President Joe Biden’s administration has defended its approach after images emerged of immigrant children in US custody at the country’s Mexico border sleeping on mats under foil blankets and separated in groups by plastic partitions.
The administration has steadfastly refused to call the detention of more than 15,000 children in US custody, or the conditions they are living under, a crisis.
Officials barred not-for-profit lawyers who conduct oversight from entering a Border Patrol tent where thousands of children and teenagers are detained and federal agencies have refused or ignored dozens of requests from the media for access to detention sites.
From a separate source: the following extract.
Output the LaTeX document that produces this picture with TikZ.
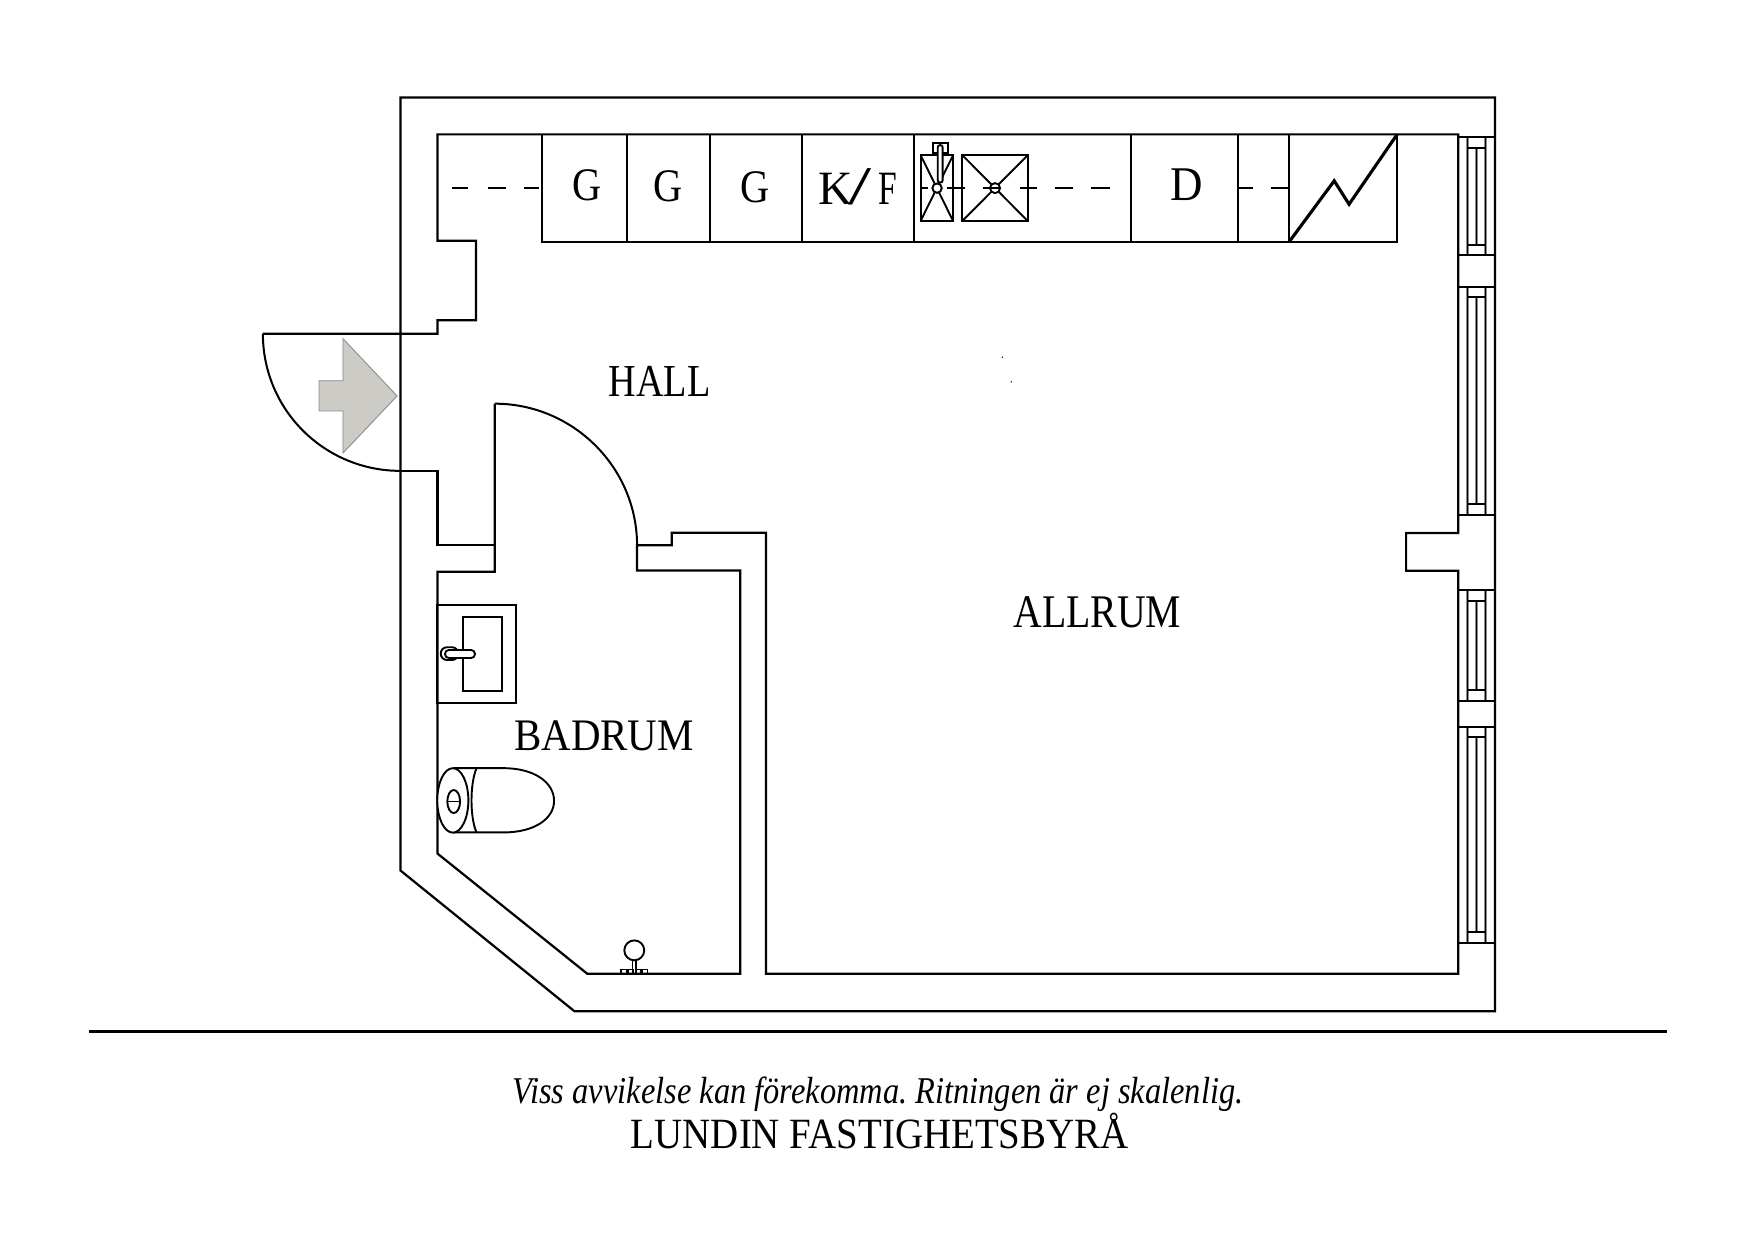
\documentclass[tikz,border=0pt]{standalone}
\usepackage{fontspec}
\usepackage{graphicx}
\setmainfont{Liberation Serif}
\frenchspacing
\tikzset{
  wall/.style={draw=black,line width=1pt,line join=miter},
  thin wall/.style={draw=black,line width=.9pt},
  fixture/.style={draw=black,line width=.85pt},
  rail/.style={draw=black!45,line width=1.1pt},
  railcore/.style={draw=black,line width=.5pt},
  dashline/.style={draw=black,line width=.9pt},
  label/.style={inner sep=0pt,outer sep=0pt,text=black}
}
\newcommand{\fittext}[3]{\resizebox*{#1pt}{#2pt}{\fontsize{20}{20}\selectfont #3}}
\begin{document}
\begin{tikzpicture}[x=.5pt,y=-.5005pt]
\useasboundingbox[fill=white] (0,0) rectangle (1568,1107.46);

% entrance arrow
\draw[draw=black!45,line width=.4pt,fill=black!24!white!97!yellow]
  (355,353.6) -- (306.6,302.4) -- (306.6,340) -- (285.2,340) -- (285.2,367)
  -- (306.6,367) -- (306.6,404.6) -- cycle;

% outer wall
\draw[wall] (358,777.4) -- (358,87) -- (1336.5,87) -- (1336.5,903) -- (513.4,903) -- cycle;

% inner outline with entrance door
\draw[wall] (235,298) -- (391,298) -- (391,286) -- (425.6,286) -- (425.6,215) -- (391,215)
  -- (391,120) -- (1303.5,120) -- (1303.5,476) -- (1257,476) -- (1257,509.6)
  -- (1303.5,509.6) -- (1303.5,869.6) -- (684.8,869.6) -- (684.8,475.8) -- (600.5,475.8)
  -- (600.5,487) -- (569.5,487) -- (569.5,509.5) -- (661.7,509.5) -- (661.7,869.6)
  -- (525,869.6) -- (391,762.2) -- (391,510.5) -- (442.3,510.5) -- (442.3,360.5);
\draw[wall] (442.3,487) -- (391,487) -- (391,420.5) -- (358,420.5);
% door swings
\draw[thin wall] (235,298) .. controls (235,366) and (290,420.5) .. (358,420.5);
\draw[thin wall] (442.3,360.5) .. controls (512.4,360.5) and (569.5,417.6) .. (569.5,487);

% windows
\foreach \a/\b in {122.5/228,256/459.5,527/626,649/842}{
  \draw[rail] (1312,\a) -- (1312,\b) (1328,\a) -- (1328,\b);
  \draw[rail] (1320,\a+9.5) -- (1320,\b-9.5);
  \draw[railcore] (1312,\a) -- (1312,\b) (1328,\a) -- (1328,\b);
  \draw[railcore] (1320,\a+9.5) -- (1320,\b-9.5);
  \draw[thin wall] (1303.5,\a) -- (1336.5,\a) (1303.5,\b) -- (1336.5,\b);
  \draw[thin wall] (1312,\a+9.5) -- (1328,\a+9.5) (1312,\b-9.5) -- (1328,\b-9.5);
}

% counter
\draw[wall] (484.5,120) -- (484.5,216) -- (1249,216) -- (1249,120);
\foreach \x in {560.5,634.7,716.8,816.7,1010.7,1106.8,1152.4}{
  \draw[thin wall] (\x,120) -- (\x,216);
}
% zigzag
\draw[draw=black,line width=1.4pt,line join=miter] (1152.4,216) -- (1192.7,161.5) -- (1206,182.4) -- (1249,120);

% dashes
\foreach \a/\b in {404/418,436/452,468.5/482,823/830,847/862.7,879/885,911.4/926.8,943/959,975/992,1107/1120,1136/1151.6}{
  \draw[dashline] (\a,167.8) -- (\b,167.8);
}

% hob fixtures
\draw[fixture] (823,138.6) rectangle (852,197.3);
\draw[fixture] (860.3,138.6) rectangle (918.7,197.3);
\draw[fixture] (823,138.6) -- (852,197.3) (852,138.6) -- (823,197.3);
\draw[fixture] (860.3,138.6) -- (918.7,197.3) (918.7,138.6) -- (860.3,197.3);
\draw[fixture,fill=white] (837.7,168) circle[radius=2.1pt];
\draw[fixture,fill=white] (889.5,168) circle[radius=2.25pt];
\draw[dashline,line width=.6pt] (885,168) -- (894,168);
\draw[fixture,fill=white] (833.8,127.6) rectangle (847.2,136.5);
\draw[fixture,fill=white,rounded corners=1pt] (838.3,129.6) rectangle (842.7,163);

% sink
\draw[fixture] (391,540) rectangle (461,628);
\draw[fixture] (414.2,550.7) rectangle (449,616.8);
\draw[fixture,fill=white,rounded corners=2.8pt] (394,578) rectangle (409.7,589.4);
\draw[fixture,fill=white,rounded corners=1.7pt] (397.8,580.5) rectangle (424.6,587.6);

% toilet
\draw[fixture] (405.3,686) -- (450,686) .. controls (478,686) and (495.3,699) .. (495.3,715.2)
  .. controls (495.3,731) and (478,743.4) .. (450,743.4) -- (405.3,743.4);
\draw[fixture] (426,686) .. controls (420,700) and (420,730) .. (426,743.4);
\draw[fixture,fill=white] (404.8,714.8) ellipse[x radius=6.95pt,y radius=14.4pt];
\draw[fixture] (405.6,715.8) ellipse[x radius=2.85pt,y radius=5.15pt];
\draw[fixture] (399.9,715.8) -- (411.3,715.8);

% floor drain
\draw[fixture] (567,848.7) circle[radius=4.45pt];
\draw[fixture,line width=.6pt] (565.6,856.8) -- (565.6,869.6) (568.6,856.8) -- (568.6,869.6);
\foreach \a/\b in {555.2/560.6,562.1/566.3,568.6/572.8,574/578.8}{
  \draw[fixture,line width=.55pt] (\a,869.6) -- (\a,865.7) -- (\b,865.7) -- (\b,869.6);
}

% specks
\fill (896,319) circle[radius=.35pt];
\fill (904,341) circle[radius=.35pt];

% baseline
\draw[draw=black,line width=1.1pt] (80,921) -- (1490,921);

% labels
\node[label] (g1) at (525,165.4) {\fittext{13}{14}{G}};
\node[label] (g2) at (597,166) {\fittext{13}{14}{G}};
\node[label] (g3) at (675,167) {\fittext{13}{14}{G}};
\node[label] (kf) at (766.85,166.7) {\hbox{\fittext{15.35}{14}{K}\kern-2.05pt\fittext{10.35}{16.3}{/}\kern2.85pt\fittext{8.35}{14}{F}}};
\node[label] (d) at (1060.7,165) {\fittext{14.5}{14.2}{D}};
\node[label] (hall) at (589.5,340.5) {\fittext{45.5}{13.5}{HALL}};
\node[label] (allrum) at (981,547) {\fittext{75}{14}{ALLRUM}};
\node[label] (badrum) at (540,657) {\fittext{80.3}{13.5}{BADRUM}};
\node[label] (note) at (785,977.5) {\fittext{326.5}{15.5}{\itshape Viss avvikelse kan förekomma. Ritningen är ej skalenlig.}};
\node[label] (firm) at (786.5,1010) {\fittext{222.5}{16}{LUNDIN FASTIGHETSBYRÅ}};
\end{tikzpicture}
\end{document}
Such access was granted several times by the administration of former president Donald Trump, whose restrictive immigration approach Mr Biden vowed to reverse.
The new president faces growing criticism for the apparent secrecy at the border, including from fellow Democrats.
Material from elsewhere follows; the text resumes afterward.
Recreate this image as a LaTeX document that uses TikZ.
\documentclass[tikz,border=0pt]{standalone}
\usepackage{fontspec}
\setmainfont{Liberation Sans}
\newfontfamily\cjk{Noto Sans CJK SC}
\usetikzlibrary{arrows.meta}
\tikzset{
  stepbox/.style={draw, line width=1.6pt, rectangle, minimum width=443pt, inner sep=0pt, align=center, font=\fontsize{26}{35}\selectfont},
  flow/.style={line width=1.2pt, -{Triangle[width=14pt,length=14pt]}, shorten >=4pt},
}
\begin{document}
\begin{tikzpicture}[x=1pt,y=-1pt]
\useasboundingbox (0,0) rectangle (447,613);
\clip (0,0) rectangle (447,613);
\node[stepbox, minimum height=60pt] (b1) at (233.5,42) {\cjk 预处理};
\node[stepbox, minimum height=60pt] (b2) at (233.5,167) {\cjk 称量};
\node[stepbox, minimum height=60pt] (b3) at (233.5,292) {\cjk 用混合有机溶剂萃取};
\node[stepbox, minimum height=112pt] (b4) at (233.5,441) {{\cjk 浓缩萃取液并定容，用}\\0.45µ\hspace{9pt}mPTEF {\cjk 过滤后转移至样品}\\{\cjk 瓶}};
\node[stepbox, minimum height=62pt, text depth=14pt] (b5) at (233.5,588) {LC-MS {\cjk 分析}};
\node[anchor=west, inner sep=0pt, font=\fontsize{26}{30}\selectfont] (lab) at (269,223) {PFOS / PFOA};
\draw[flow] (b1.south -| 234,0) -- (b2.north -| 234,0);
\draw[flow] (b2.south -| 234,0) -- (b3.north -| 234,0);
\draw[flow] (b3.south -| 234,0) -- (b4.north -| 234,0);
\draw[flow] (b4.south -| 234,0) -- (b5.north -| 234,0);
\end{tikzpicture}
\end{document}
Mr Biden’s national security adviser, Jake Sullivan, said “the administration has a commitment to transparency to make sure that the news media gets the chance to report on every aspect of what is happening at the border”.
White House press secretary Jen Psaki added that the White House is working with homeland security officials and the Health and Human Services Department to “finalise details” and that she hoped to have an update in the “coming days”.
Axios first published a series of photos on Monday taken inside the largest Border Patrol detention centre, a sprawling tent facility in the South Texas city of Donna. The photos were released by representative Henry Cuellar, a Texas Democrat from the border city of Laredo.
US Customs and Border Protection, which includes the Border Patrol, released its own set of photos and videos on Tuesday from the facilities in Donna and El Paso, Texas.
The photos from Donna show some of the same detention areas as in the images released by Mr Cuellar. The agency says it is “working to balance the need for public transparency and accountability” while still refusing access to most outside visitors.
Mr Cuellar said he released the photos in part because the administration has refused media access to the Donna tent. He said he also wanted to draw attention to the extreme challenges that border agents face in watching so many children, sometimes for a week or longer despite the Border Patrol’s three-day limit on detaining minors.
“We ought to take care of those kids like they’re our own kids,” Mr Cuellar said.
Thomas Saenz, president of the Mexican American Legal Defence and Educational Fund, said the US should allow media access to border facilities while respecting the privacy of immigrants detained inside. He noted the risk of sharing without permission images of children who have already faced trauma.
Mr Saenz said: “We ought to be aware of these conditions. People have to see them so that they can assess the inhumanity and hopefully embark on more humane policies.”
The White House has prided itself on its methodical rollout of policy during its first 50-plus days but West Wing aides privately acknowledge they were caught off guard by the surge of migrants at the border and the resulting media furore.
Republicans have latched on to the border situation, reviving the issue that was key to propelling Mr Trump to the top of the Republican field in 2016.
In 2018, the Trump administration detained hundreds of children in many of the same facilities being used now after separating them from their parents. The following year, hundreds of families and children detained at one West Texas border station went days without adequate food, water or soap.
Mr Biden has kept in place a Trump-era public health order and expelled thousands of immigrant adults and families, but he declined to expel immigrant children without a parent after a federal appeals court in January cleared the way for him to do so. He also moved to speed up the reunification of hundreds of separated immigrant families.
Mr Cuellar said: “What Trump did was horrible. These pictures show you that even under our best intentions, and the Biden administration has the best intentions, it’s still very difficult.”
Mr Cuellar said the White House needs to work more with Mexico and Central America to prevent people from leaving their home countries. The White House said key officials would go this week to Mexico and Guatemala.